3/4 lb package fusilli pasta
3/4 cup shredded semi-soft Asiago cheese
3 tbsp olive oil
2 tbsp white wine vinegar
2 tbsp minced fresh oregano
2 tbsp chopped rehydrated sun-dried tomatoes

Directions
1) Preheat oven to 425°F. Line a baking sheet with aluminum foil and coat with non-stick cooking spray.

2) In a medium bowl, toss zucchini, red peppers, yellow peppers, eggplant, olive oil, salt and pepper. Transfer to prepared baking sheet. Roast in oven for 20-25 minutes, stirring occasionally until lightly browned. Remove from oven and cool slightly.

3) For the pasta, in a large pot, bring lightly salted water to a boil. Cook fusilli until tender, about 12 minutes. Drain and place in a large bowl. Add roasted vegetables, Asiago cheese, olive oil, white wine vinegar, oregano and sun-dried tomatoes. Toss well to coat. Serve at room temperature or refrigerate to chill.

Serves 6

Spinach & Parmesan Risotto

Ingredients
4½- 5½ cups vegetable broth
2 tbsp olive oil
1 tbsp butter
1 medium yellow onion, chopped
1 cup chopped fennel
1½ cups Arborio or Carnaroli rice
½ cup dry white wine
8 cups loosely packed baby spinach, stems removed, chopped
½ cup freshly grated Parmesan cheese

Directions
1) In a medium saucepan, bring vegetable broth to a simmer over low heat. Keep it warm throughout cook time.

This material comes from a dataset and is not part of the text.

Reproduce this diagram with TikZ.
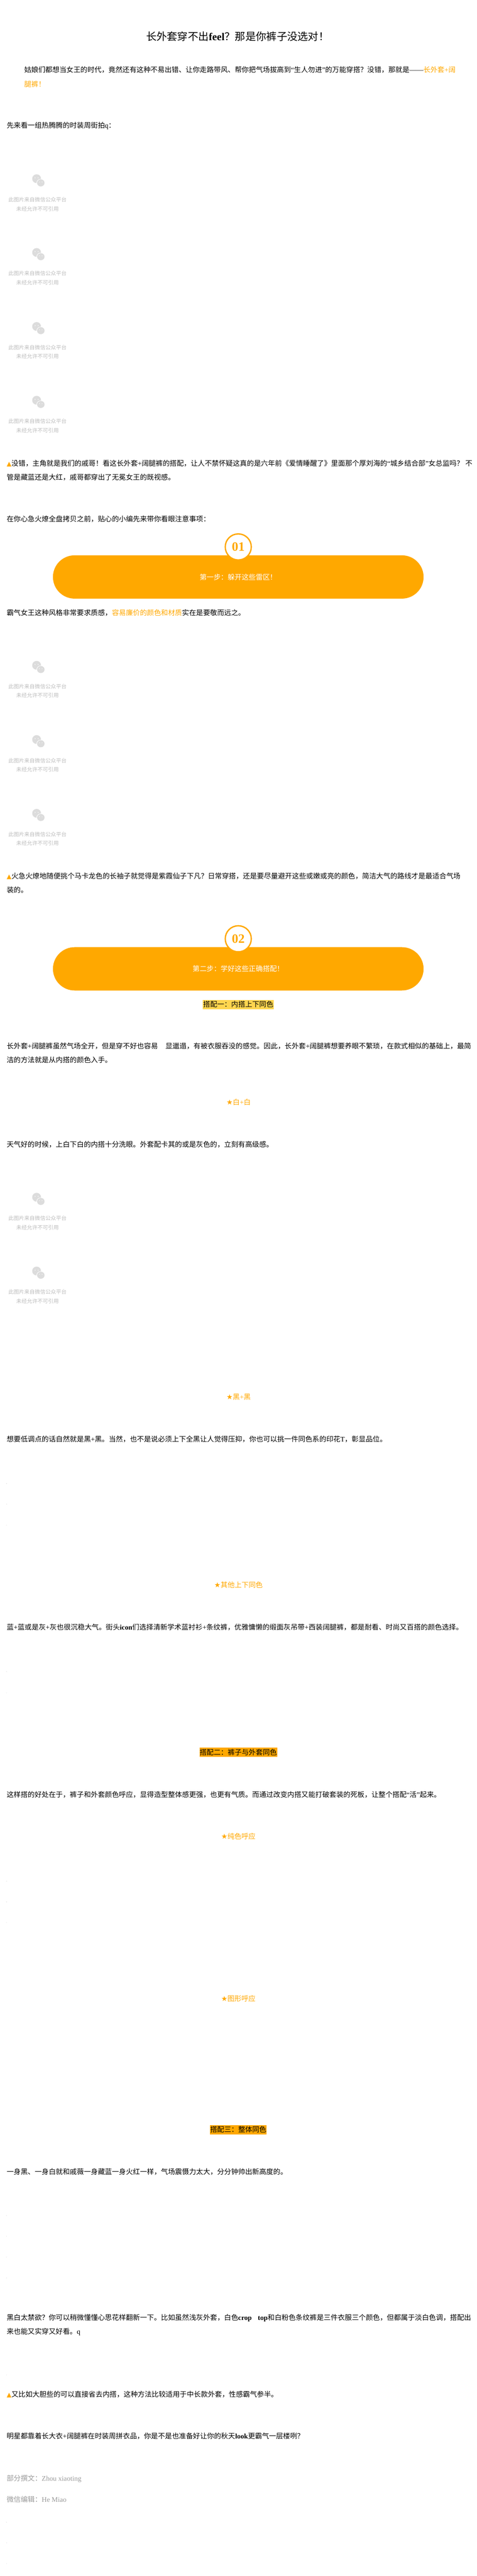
\documentclass[tikz,border=0pt]{standalone}
\usepackage{fontspec}
\setmainfont{Noto Sans CJK SC}
\newfontfamily\latinfont{Liberation Serif}
\newfontfamily\symfont{DejaVu Sans}
\definecolor{acc}{HTML}{FFA800}
\definecolor{hly}{HTML}{FFD54F}
\definecolor{phg}{HTML}{BDBDBD}
\definecolor{icong}{HTML}{DCDCDC}
\definecolor{capg}{HTML}{9A9A9A}
\newcommand\la[1]{{\latinfont #1}}
\newcommand\lb[1]{{\latinfont\bfseries #1}}
\newcommand\tri{{\color{acc}\symfont\fontsize{14}{14}\selectfont ▲}}
\newcommand\str{{\color{acc}\symfont\fontsize{16}{16}\selectfont ★}}
\newcommand\acc[1]{\textcolor{acc}{#1}}
\newcommand\bodyline[4]{\node[bodytext] (#1) at (#2,#3) {#4};}
\newcommand\placeholder[2]{%
  \fill[icong] (83,#2-5) ellipse (10pt and 10pt);
  \fill[white] (92.5,#2+4.5) ellipse (9.8pt and 9pt);
  \fill[icong] (92.5,#2+4.5) ellipse (8.5pt and 8pt);
  \fill[white] (79.5,#2-7) circle (1pt) (86.5,#2-7) circle (1pt) (89.5,#2+2.5) circle (.8pt) (95.5,#2+2.5) circle (.8pt);
  \node[phtext] (#1a) at (85,#2+42.5) {此图片来自微信公众平台};
  \node[phtext] (#1b) at (85,#2+63) {未经允许不可引用};
}
\tikzset{
  bodytext/.style={anchor=base west,inner sep=0pt,yshift=-6pt,font=\fontsize{15.9}{20}\selectfont,text=black},
  phtext/.style={anchor=center,inner sep=0pt,font=\fontsize{12}{14}\selectfont,text=phg},
  pillbox/.style={rectangle,rounded corners=49pt,fill=acc,minimum width=840pt,minimum height=98pt,inner sep=0pt,text=white,font=\fontsize{15.9}{20}\selectfont},
  numcircle/.style={circle,draw=acc,line width=3pt,fill=white,minimum size=59pt,inner sep=0pt,text=acc,font=\latinfont\bfseries\fontsize{29}{30}\selectfont},
  hlbox/.style={rectangle,inner sep=0pt,minimum height=21pt,font=\fontsize{15.9}{20}\selectfont,text=black},
  startext/.style={anchor=base west,inner sep=0pt,yshift=-6pt,font=\fontsize{15.9}{20}\selectfont,text=acc},
}
\begin{document}
\begin{tikzpicture}[x=1pt,y=-1pt]
\useasboundingbox (0,0) rectangle (1080,5831);
\fill[white] (0,0) rectangle (1080,5831);

\node[anchor=base west,inner sep=0pt,yshift=-9pt,font=\fontsize{23.7}{28}\selectfont] (title) at (331,82) {长外套穿不出\lb{feel}？那是你裤子没选对！};

\bodyline{p1a}{55}{158}{姑娘们都想当女王的时代，竟然还有这种不易出错、让你走路带风、帮你把气场拔高到\la{“}生人勿进\la{”}的万能穿搭？没错，那就是\la{——}\acc{长外套\la{+}阔}}
\bodyline{p1b}{55}{190}{\acc{腿裤！}}
\bodyline{p2}{15}{284}{先来看一组热腾腾的时装周街拍\la{q}：}

\placeholder{ph1}{409.5}
\placeholder{ph2}{576.5}
\placeholder{ph3}{744}
\placeholder{ph4}{911}

\bodyline{p3a}{15}{1049}{\tri 没错，主角就是我们的戚哥！看这长外套\la{+}阔腿裤的搭配，让人不禁怀疑这真的是六年前《爱情睡醒了》里面那个厚刘海的\la{“}城乡结合部\la{”}女总监吗？\la{ }不}
\bodyline{p3b}{15}{1080}{管是藏蓝还是大红，戚哥都穿出了无冕女王的既视感。}
\bodyline{p4}{15}{1175}{在你心急火燎全盘拷贝之前，贴心的小编先来带你看眼注意事项：}

\node[pillbox] (pill1) at (540,1306) {第一步：躲开这些雷区！};
\node[numcircle] (num1) at (540,1238) {01};

\bodyline{p5}{15}{1387}{霸气女王这种风格非常要求质感，\acc{容易廉价的颜色和材质}实在是要敬而远之。}

\placeholder{ph5}{1511}
\placeholder{ph6}{1679}
\placeholder{ph7}{1846}

\bodyline{p6a}{15}{1983}{\tri 火急火燎地随便挑个马卡龙色的长袖子就觉得是紫霞仙子下凡？日常穿搭，还是要尽量避开这些或嫩或亮的颜色，简洁大气的路线才是最适合气场}
\bodyline{p6b}{15}{2014}{装的。}

\node[pillbox] (pill2) at (540,2193) {第二步：学好这些正确搭配！};
\node[numcircle] (num2) at (540,2125) {02};

\node[hlbox,fill=hly,minimum width=160pt] (h1) at (540,2273.5) {搭配一：内搭上下同色};

\bodyline{p7a}{15}{2368}{长外套\la{+}阔腿裤虽然气场全开，但是穿不好也容易\hspace{17pt}显邋遢，有被衣服吞没的感觉。因此，长外套\la{+}阔腿裤想要养眼不繁琐，在款式相似的基础上，最简}
\bodyline{p7b}{15}{2399}{洁的方法就是从内搭的颜色入手。}

\node[startext] (s1) at (513,2495) {\str 白\la{+}白};
\bodyline{p8}{15}{2590}{天气好的时候，上白下白的内搭十分洗眼。外套配卡其的或是灰色的，立刻有高级感。}

\placeholder{ph8}{2715}
\placeholder{ph9}{2882}

\node[startext] (s2) at (513,3162) {\str 黑\la{+}黑};
\bodyline{p9}{15}{3257}{想要低调点的话自然就是黑\la{+}黑。当然，也不是说必须上下全黑让人觉得压抑，你也可以挑一件同色系的印花\la{T}，彰显品位。}

\node[startext] (s3) at (485.5,3588) {\str 其他上下同色};
\bodyline{p10}{15}{3683}{蓝\la{+}蓝或是灰\la{+}灰也很沉稳大气。街头\lb{icon}们选择清新学术蓝衬衫\la{+}条纹裤，优雅慵懒的缎面灰吊带\la{+}西装阔腿裤，都是耐看、时尚又百搭的颜色选择。}

\node[hlbox,fill=acc,minimum width=176pt] (h2) at (540,3966) {搭配二：裤子与外套同色};

\bodyline{p11}{15}{4062}{这样搭的好处在于，裤子和外套颜色呼应，显得造型整体感更强，也更有气质。而通过改变内搭又能打破套装的死板，让整个搭配\la{“}活\la{”}起来。}

\node[startext] (s4) at (501,4157) {\str 纯色呼应};
\node[startext] (s5) at (501,4524) {\str 图形呼应};

\node[hlbox,fill=acc,minimum width=128pt] (h3) at (540,4820.5) {搭配三：整体同色};

\bodyline{p12}{15}{4916}{一身黑、一身白就和戚薇一身藏蓝一身火红一样，气场震慑力太大，分分钟帅出新高度的。}

\bodyline{p13a}{15}{5246}{黑白太禁欲？你可以稍微懂懂心思花样翻新一下。比如虽然浅灰外套，白色\lb{crop\hspace{14pt}top}和白粉色条纹裤是三件衣服三个颜色，但都属于淡白色调，搭配出}
\bodyline{p13b}{15}{5277}{来也能又实穿又好看。\la{q}}
\bodyline{p14}{15}{5420}{\tri 又比如大胆些的可以直接省去内搭，这种方法比较适用于中长款外套，性感霸气参半。}
\bodyline{p15}{15}{5514}{明星都靠着长大衣\la{+}阔腿裤在时装周拼衣品，你是不是也准备好让你的秋天\lb{look}更霸气一层楼咧？}
\bodyline{c1}{15}{5610}{\textcolor{capg}{部分撰文：\la{Zhou xiaoting}}}
\bodyline{c2}{15}{5658}{\textcolor{capg}{微信编辑：\la{He Miao}}}

\foreach \dy in {3358,3405,3452,3784,3832,4258,4305,4352,5015,5062,5109,5156,5376,5709,5756,5803}
  \fill[gray!60] (15,\dy) circle (.5pt);
\end{tikzpicture}
\end{document}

2) In a large saucepan, heat olive oil and butter over medium heat. Add onion and fennel, cooking 5 minutes, until softened. Add the rice, stirring constantly to coat. Add wine and continue stirring as the rice absorbs the liquid. Add 1 cup of vegetable broth, stirring frequently until the liquid is absorbed. Once absorbed, add another cup of broth to the rice. Repeat, making sure each addition of liquid is absorbed before adding the next. Continue for 18-20 minutes, until rice is creamy and tender. Once cooked, remove from hear and stir in spinach and Parmesan. Season with salt and pepper to taste.

Serves 4-6

Spicy Pasta Puttanesca

Ingredients
2 tbsp olive oil
1 medium red onion, finely chopped
2 large garlic cloves, minced
1/2 cup black olives, pitted and halved
1 tbsp capers, rinsed and drained
1/2 tsp dried oregano
1/4 tsp kosher salt
1/8 tsp crushed red pepper flakes
1 (28oz/796ml) can diced tomatoes
1/4 cup dry red wine

3/4 lb fettuccini pasta

1/4 cup freshly grated Parmesan cheese
2 tbsp finely chopped fresh flat-leaf parsley

Directions
1) For the sauce, heat olive oil in a medium skillet over medium heat. Add onion and cook 3-4 minutes until softened, stirring occasionally. Add garlic and sauté until fragrant, about 1 minute. Add olives, capers, oregano, salt, crushed red pepper flakes and continue to sauté for 2 minutes. Add diced tomatoes and red wine, bringing to a boil, reduce heat to medium-low and simmer uncovered for 10 minutes, stirring occasionally.

2) For the pasta, bring a large pot of lightly salted water to a boil over high heat. Add pasta and cook until tender. Drain well and return to pot. Toss hot pasta with puttanesca sauce and Parmesan cheese. Top each serving with fresh parsley.